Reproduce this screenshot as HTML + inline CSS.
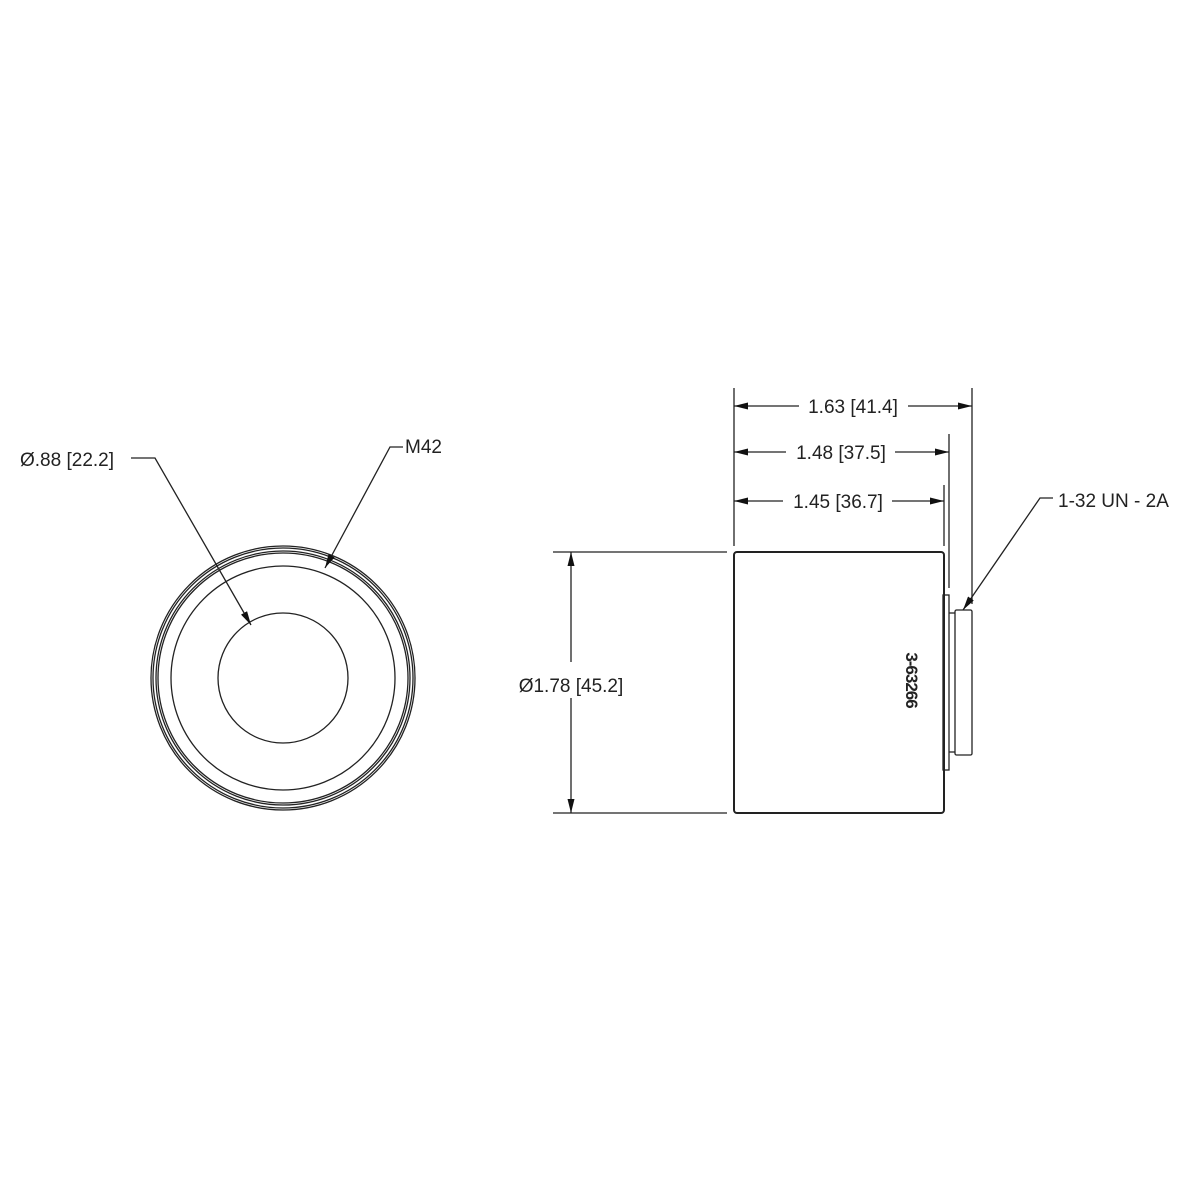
<!DOCTYPE html>
<html><head><meta charset="utf-8"><style>
html,body{margin:0;padding:0;background:#fff;}
svg{display:block;}
text{font-family:"Liberation Sans",sans-serif;font-size:19px;fill:#222;}
</style></head><body>
<svg width="1200" height="1200" viewBox="0 0 1200 1200">
<defs>
<marker id="a" viewBox="0 0 14 7" refX="14" refY="3.5" markerWidth="14" markerHeight="7" orient="auto" markerUnits="userSpaceOnUse"><path d="M0,0 L14,3.5 L0,7 Z" fill="#111"/></marker>
</defs>
<g fill="none" stroke="#222" stroke-width="1.3">
<circle cx="283" cy="678" r="132"/>
<circle cx="283" cy="678" r="130"/>
<circle cx="283" cy="678" r="127"/>
<circle cx="283" cy="678" r="125"/>
<circle cx="283" cy="678" r="112"/>
<circle cx="283" cy="678" r="65"/>
<polyline points="131,458 155,458 251,625" marker-end="url(#a)"/>
<polyline points="403,447 390,447 325,568" marker-end="url(#a)"/>
<rect x="734" y="552" width="210" height="261" rx="3" stroke-width="2"/>
<rect x="943" y="595" width="6" height="175"/>
<line x1="949" y1="613" x2="955" y2="613"/>
<line x1="949" y1="752" x2="955" y2="752"/>
<rect x="955" y="610" width="17" height="145" rx="1.5"/>
<line x1="734" y1="388" x2="734" y2="546"/>
<line x1="972" y1="388" x2="972" y2="604"/>
<line x1="949" y1="434" x2="949" y2="588"/>
<line x1="944" y1="485" x2="944" y2="546"/>
<line x1="799" y1="406" x2="734" y2="406" marker-end="url(#a)"/>
<line x1="908" y1="406" x2="972" y2="406" marker-end="url(#a)"/>
<line x1="786" y1="452" x2="734" y2="452" marker-end="url(#a)"/>
<line x1="895" y1="452" x2="949" y2="452" marker-end="url(#a)"/>
<line x1="783" y1="501" x2="734" y2="501" marker-end="url(#a)"/>
<line x1="892" y1="501" x2="944" y2="501" marker-end="url(#a)"/>
<line x1="553" y1="552" x2="727" y2="552"/>
<line x1="553" y1="813" x2="727" y2="813"/>
<line x1="571" y1="662" x2="571" y2="552" marker-end="url(#a)"/>
<line x1="571" y1="698" x2="571" y2="813" marker-end="url(#a)"/>
<polyline points="1053,498 1040,498 963,610" marker-end="url(#a)"/>
</g>
<text x="20" y="466">Ø.88 [22.2]</text>
<text x="405" y="453">M42</text>
<text x="853" y="413" text-anchor="middle">1.63 [41.4]</text>
<text x="841" y="459" text-anchor="middle">1.48 [37.5]</text>
<text x="838" y="508" text-anchor="middle">1.45 [36.7]</text>
<text x="571" y="692" text-anchor="middle">Ø1.78 [45.2]</text>
<text x="1058" y="507">1-32 UN - 2A</text>
<text transform="translate(906,680) rotate(90)" text-anchor="middle" style="font-weight:bold;font-size:17px;letter-spacing:-1px">3-63266</text>
</svg>
</body></html>
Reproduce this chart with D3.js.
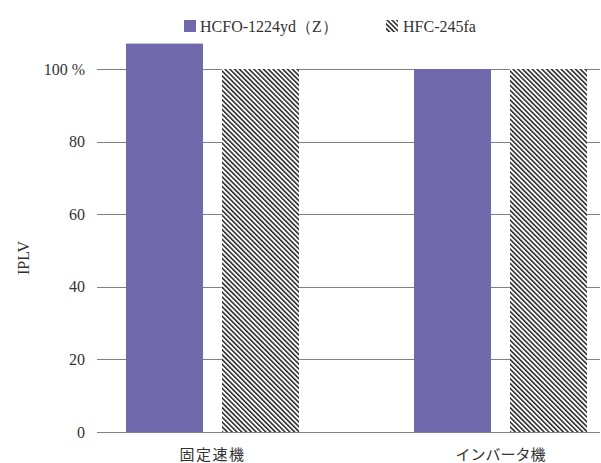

□ □ □ □ □ □ □

### [REQUIRED WORK]
Your task is to transcribe all of the records precisely, with no images included.

### [RESULT OF THIS TASK]
Reproduce this screenshot as HTML + inline CSS.
<!DOCTYPE html>
<html><head><meta charset="utf-8"><style>
html,body{margin:0;padding:0;background:#fff;}
svg{display:block;}
text{font-family:"Liberation Sans",sans-serif;font-size:19px;fill:#222;}
</style></head><body>
<svg width="1200" height="1200" viewBox="0 0 1200 1200">
<defs>
<marker id="a" viewBox="0 0 14 7" refX="14" refY="3.5" markerWidth="14" markerHeight="7" orient="auto" markerUnits="userSpaceOnUse"><path d="M0,0 L14,3.5 L0,7 Z" fill="#111"/></marker>
</defs>
<g fill="none" stroke="#222" stroke-width="1.3">
<circle cx="283" cy="678" r="132"/>
<circle cx="283" cy="678" r="130"/>
<circle cx="283" cy="678" r="127"/>
<circle cx="283" cy="678" r="125"/>
<circle cx="283" cy="678" r="112"/>
<circle cx="283" cy="678" r="65"/>
<polyline points="131,458 155,458 251,625" marker-end="url(#a)"/>
<polyline points="403,447 390,447 325,568" marker-end="url(#a)"/>
<rect x="734" y="552" width="210" height="261" rx="3" stroke-width="2"/>
<rect x="943" y="595" width="6" height="175"/>
<line x1="949" y1="613" x2="955" y2="613"/>
<line x1="949" y1="752" x2="955" y2="752"/>
<rect x="955" y="610" width="17" height="145" rx="1.5"/>
<line x1="734" y1="388" x2="734" y2="546"/>
<line x1="972" y1="388" x2="972" y2="604"/>
<line x1="949" y1="434" x2="949" y2="588"/>
<line x1="944" y1="485" x2="944" y2="546"/>
<line x1="799" y1="406" x2="734" y2="406" marker-end="url(#a)"/>
<line x1="908" y1="406" x2="972" y2="406" marker-end="url(#a)"/>
<line x1="786" y1="452" x2="734" y2="452" marker-end="url(#a)"/>
<line x1="895" y1="452" x2="949" y2="452" marker-end="url(#a)"/>
<line x1="783" y1="501" x2="734" y2="501" marker-end="url(#a)"/>
<line x1="892" y1="501" x2="944" y2="501" marker-end="url(#a)"/>
<line x1="553" y1="552" x2="727" y2="552"/>
<line x1="553" y1="813" x2="727" y2="813"/>
<line x1="571" y1="662" x2="571" y2="552" marker-end="url(#a)"/>
<line x1="571" y1="698" x2="571" y2="813" marker-end="url(#a)"/>
<polyline points="1053,498 1040,498 963,610" marker-end="url(#a)"/>
</g>
<text x="20" y="466">Ø.88 [22.2]</text>
<text x="405" y="453">M42</text>
<text x="853" y="413" text-anchor="middle">1.63 [41.4]</text>
<text x="841" y="459" text-anchor="middle">1.48 [37.5]</text>
<text x="838" y="508" text-anchor="middle">1.45 [36.7]</text>
<text x="571" y="692" text-anchor="middle">Ø1.78 [45.2]</text>
<text x="1058" y="507">1-32 UN - 2A</text>
<text transform="translate(906,680) rotate(90)" text-anchor="middle" style="font-weight:bold;font-size:17px;letter-spacing:-1px">3-63266</text>
</svg>
</body></html>
Reproduce this chart with D3.js.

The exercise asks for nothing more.